Given data —
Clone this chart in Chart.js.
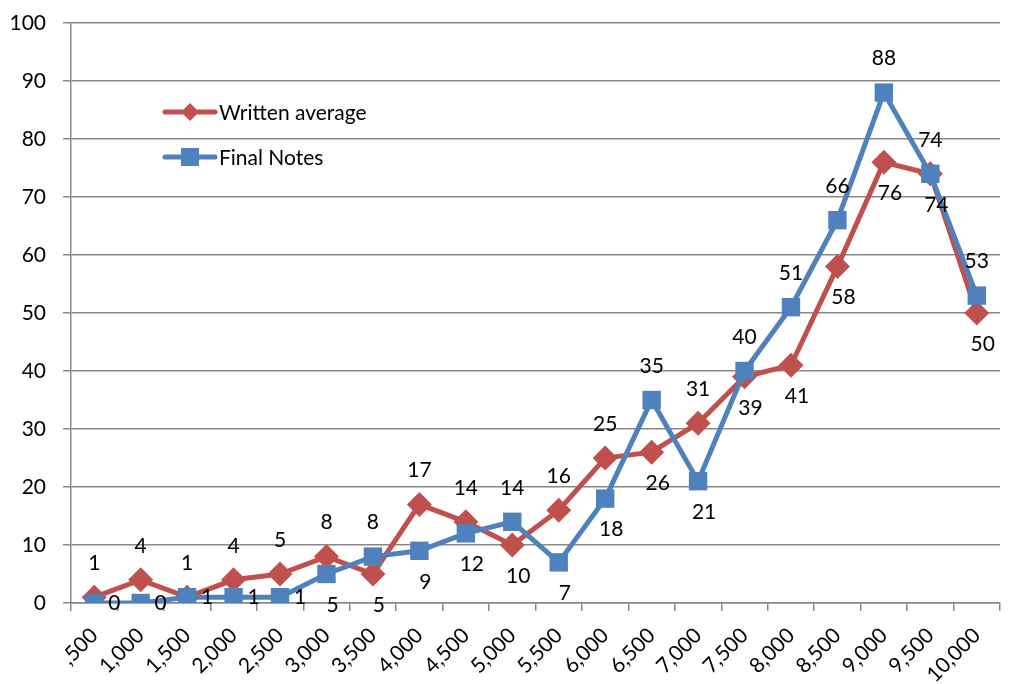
<!DOCTYPE html>
<html>
<head>
<meta charset="utf-8">
<script src="https://cdn.jsdelivr.net/npm/chart.js@4"></script>
<style>
  html, body { margin: 0; padding: 0; background: #fff; }
  #wrap { width: 1013px; height: 684px; }
</style>
</head>
<body>
<div id="wrap"><canvas id="chart" width="1013" height="684"></canvas></div>
<script>
// categories and series
const categories = [',500', '1,000', '1,500', '2,000', '2,500', '3,000', '3,500', '4,000', '4,500', '5,000',
    '5,500', '6,000', '6,500', '7,000', '7,500', '8,000', '8,500', '9,000', '9,500', '10,000'];
const writtenAverage = [1, 4, 1, 4, 5, 8, 5, 17, 14, 10, 16, 25, 26, 31, 39, 41, 58, 76, 74, 50];
const finalNotes = [0, 0, 1, 1, 1, 5, 8, 9, 12, 14, 7, 18, 35, 21, 40, 51, 66, 88, 74, 53];
const yTicks = [0, 10, 20, 30, 40, 50, 60, 70, 80, 90, 100];

const RED = '#C0504D';
const BLUE = '#4F81BD';
const FONT = 'Lato, "Liberation Sans", sans-serif';

// value labels: higher series above its point, lower one below
// (or to the right when below would run into the axis)
const valueLabels = {
    id: 'valueLabels',
    afterDatasetsDraw(chart) {
        const ctx = chart.ctx;
        const bottom = chart.chartArea.bottom;
        ctx.save();
        ctx.font = '21px ' + FONT;
        ctx.fillStyle = '#000';
        ctx.textAlign = 'center';
        ctx.textBaseline = 'middle';
        chart.data.datasets.forEach((ds, i) => {
            const other = chart.data.datasets[1 - i].data;
            const meta = chart.getDatasetMeta(i);
            meta.data.forEach((pt, k) => {
                const v = ds.data[k];
                const above = v > other[k] || (v === other[k] && i === 0);
                if (above) {
                    ctx.fillText(String(v), pt.x, pt.y - 34);
                } else if (pt.y + 30 > bottom + 4) {
                    ctx.fillText(String(v), pt.x + 20, pt.y);
                } else {
                    ctx.fillText(String(v), pt.x + 6, pt.y + 31);
                }
            });
        });
        ctx.restore();
    }
};

// legend sits inside the plot, upper left
const insideLegend = {
    id: 'insideLegend',
    afterDraw(chart) {
        const ctx = chart.ctx;
        ctx.save();
        chart.data.datasets.forEach((ds, i) => {
            const y = 112 + i * 45;
            ctx.strokeStyle = ds.borderColor;
            ctx.lineWidth = 5;
            ctx.lineCap = 'round';
            ctx.beginPath();
            ctx.moveTo(165, y);
            ctx.lineTo(215, y);
            ctx.stroke();
            ctx.fillStyle = ds.backgroundColor;
            ctx.beginPath();
            if (ds.pointStyle === 'rectRot') {
                ctx.moveTo(190, y - 9); ctx.lineTo(199, y); ctx.lineTo(190, y + 9); ctx.lineTo(181, y);
                ctx.closePath();
            } else {
                ctx.rect(181, y - 9, 18, 18);
            }
            ctx.fill();
            ctx.fillStyle = '#000';
            ctx.font = '21px ' + FONT;
            ctx.textAlign = 'left';
            ctx.textBaseline = 'middle';
            ctx.fillText(ds.label, 219, y + 1);
        });
        ctx.restore();
    }
};

const ctx = document.getElementById('chart').getContext('2d');
new Chart(ctx, {
    type: 'line',
    data: {
        labels: categories,
        datasets: [{
            label: 'Written average',
            data: writtenAverage,
            borderColor: RED,
            backgroundColor: RED,
            borderWidth: 5,
            pointStyle: 'rectRot',
            pointRadius: 12.5,
            pointHoverRadius: 12.5,
            pointBorderWidth: 0,
            tension: 0,
            order: 2
        }, {
            label: 'Final Notes',
            data: finalNotes,
            borderColor: BLUE,
            backgroundColor: BLUE,
            borderWidth: 5,
            pointStyle: 'rect',
            pointRadius: 13,
            pointHoverRadius: 13,
            pointBorderWidth: 0,
            tension: 0,
            order: 1
        }]
    },
    options: {
        responsive: false,
        animation: false,
        layout: { padding: { top: 23, right: 10, left: 0, bottom: 0 } },
        plugins: {
            legend: { display: false },
            tooltip: { enabled: false }
        },
        scales: {
            x: {
                offset: true,
                grid: { display: true, offset: true, drawOnChartArea: false, tickLength: 8, color: '#888', lineWidth: 1.5 },
                border: { display: true, color: '#888', width: 1.5 },
                ticks: {
                    color: '#000',
                    font: { family: FONT, size: 21 },
                    minRotation: 45,
                    maxRotation: 45,
                    autoSkip: false,
                    padding: 12
                },
                afterFit: s => { s.height = 81; }
            },
            y: {
                min: 0,
                max: 100,
                afterBuildTicks: s => { s.ticks = yTicks.map(v => ({ value: v })); },
                grid: { color: '#888', lineWidth: 1.5, tickLength: 8 },
                border: { display: true, color: '#888', width: 1.5 },
                ticks: {
                    color: '#000',
                    font: { family: FONT, size: 21 },
                    padding: 17
                },
                afterFit: s => { s.width = 71; s.paddingTop = 0; s.paddingBottom = 0; }
            }
        }
    },
    plugins: [valueLabels, insideLegend]
});
</script>
</body>
</html>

Goal — Every line above should be returned exactly; the pictures stay out.

The solution —
Clone this chart in Chart.js.
<!DOCTYPE html>
<html>
<head>
<meta charset="utf-8">
<script src="https://cdn.jsdelivr.net/npm/chart.js@4"></script>
<style>
  html, body { margin: 0; padding: 0; background: #fff; }
  #wrap { width: 1013px; height: 684px; }
</style>
</head>
<body>
<div id="wrap"><canvas id="chart" width="1013" height="684"></canvas></div>
<script>
// categories and series
const categories = [',500', '1,000', '1,500', '2,000', '2,500', '3,000', '3,500', '4,000', '4,500', '5,000',
    '5,500', '6,000', '6,500', '7,000', '7,500', '8,000', '8,500', '9,000', '9,500', '10,000'];
const writtenAverage = [1, 4, 1, 4, 5, 8, 5, 17, 14, 10, 16, 25, 26, 31, 39, 41, 58, 76, 74, 50];
const finalNotes = [0, 0, 1, 1, 1, 5, 8, 9, 12, 14, 7, 18, 35, 21, 40, 51, 66, 88, 74, 53];
const yTicks = [0, 10, 20, 30, 40, 50, 60, 70, 80, 90, 100];

const RED = '#C0504D';
const BLUE = '#4F81BD';
const FONT = 'Lato, "Liberation Sans", sans-serif';

// value labels: higher series above its point, lower one below
// (or to the right when below would run into the axis)
const valueLabels = {
    id: 'valueLabels',
    afterDatasetsDraw(chart) {
        const ctx = chart.ctx;
        const bottom = chart.chartArea.bottom;
        ctx.save();
        ctx.font = '21px ' + FONT;
        ctx.fillStyle = '#000';
        ctx.textAlign = 'center';
        ctx.textBaseline = 'middle';
        chart.data.datasets.forEach((ds, i) => {
            const other = chart.data.datasets[1 - i].data;
            const meta = chart.getDatasetMeta(i);
            meta.data.forEach((pt, k) => {
                const v = ds.data[k];
                const above = v > other[k] || (v === other[k] && i === 0);
                if (above) {
                    ctx.fillText(String(v), pt.x, pt.y - 34);
                } else if (pt.y + 30 > bottom + 4) {
                    ctx.fillText(String(v), pt.x + 20, pt.y);
                } else {
                    ctx.fillText(String(v), pt.x + 6, pt.y + 31);
                }
            });
        });
        ctx.restore();
    }
};

// legend sits inside the plot, upper left
const insideLegend = {
    id: 'insideLegend',
    afterDraw(chart) {
        const ctx = chart.ctx;
        ctx.save();
        chart.data.datasets.forEach((ds, i) => {
            const y = 112 + i * 45;
            ctx.strokeStyle = ds.borderColor;
            ctx.lineWidth = 5;
            ctx.lineCap = 'round';
            ctx.beginPath();
            ctx.moveTo(165, y);
            ctx.lineTo(215, y);
            ctx.stroke();
            ctx.fillStyle = ds.backgroundColor;
            ctx.beginPath();
            if (ds.pointStyle === 'rectRot') {
                ctx.moveTo(190, y - 9); ctx.lineTo(199, y); ctx.lineTo(190, y + 9); ctx.lineTo(181, y);
                ctx.closePath();
            } else {
                ctx.rect(181, y - 9, 18, 18);
            }
            ctx.fill();
            ctx.fillStyle = '#000';
            ctx.font = '21px ' + FONT;
            ctx.textAlign = 'left';
            ctx.textBaseline = 'middle';
            ctx.fillText(ds.label, 219, y + 1);
        });
        ctx.restore();
    }
};

const ctx = document.getElementById('chart').getContext('2d');
new Chart(ctx, {
    type: 'line',
    data: {
        labels: categories,
        datasets: [{
            label: 'Written average',
            data: writtenAverage,
            borderColor: RED,
            backgroundColor: RED,
            borderWidth: 5,
            pointStyle: 'rectRot',
            pointRadius: 12.5,
            pointHoverRadius: 12.5,
            pointBorderWidth: 0,
            tension: 0,
            order: 2
        }, {
            label: 'Final Notes',
            data: finalNotes,
            borderColor: BLUE,
            backgroundColor: BLUE,
            borderWidth: 5,
            pointStyle: 'rect',
            pointRadius: 13,
            pointHoverRadius: 13,
            pointBorderWidth: 0,
            tension: 0,
            order: 1
        }]
    },
    options: {
        responsive: false,
        animation: false,
        layout: { padding: { top: 23, right: 10, left: 0, bottom: 0 } },
        plugins: {
            legend: { display: false },
            tooltip: { enabled: false }
        },
        scales: {
            x: {
                offset: true,
                grid: { display: true, offset: true, drawOnChartArea: false, tickLength: 8, color: '#888', lineWidth: 1.5 },
                border: { display: true, color: '#888', width: 1.5 },
                ticks: {
                    color: '#000',
                    font: { family: FONT, size: 21 },
                    minRotation: 45,
                    maxRotation: 45,
                    autoSkip: false,
                    padding: 12
                },
                afterFit: s => { s.height = 81; }
            },
            y: {
                min: 0,
                max: 100,
                afterBuildTicks: s => { s.ticks = yTicks.map(v => ({ value: v })); },
                grid: { color: '#888', lineWidth: 1.5, tickLength: 8 },
                border: { display: true, color: '#888', width: 1.5 },
                ticks: {
                    color: '#000',
                    font: { family: FONT, size: 21 },
                    padding: 17
                },
                afterFit: s => { s.width = 71; s.paddingTop = 0; s.paddingBottom = 0; }
            }
        }
    },
    plugins: [valueLabels, insideLegend]
});
</script>
</body>
</html>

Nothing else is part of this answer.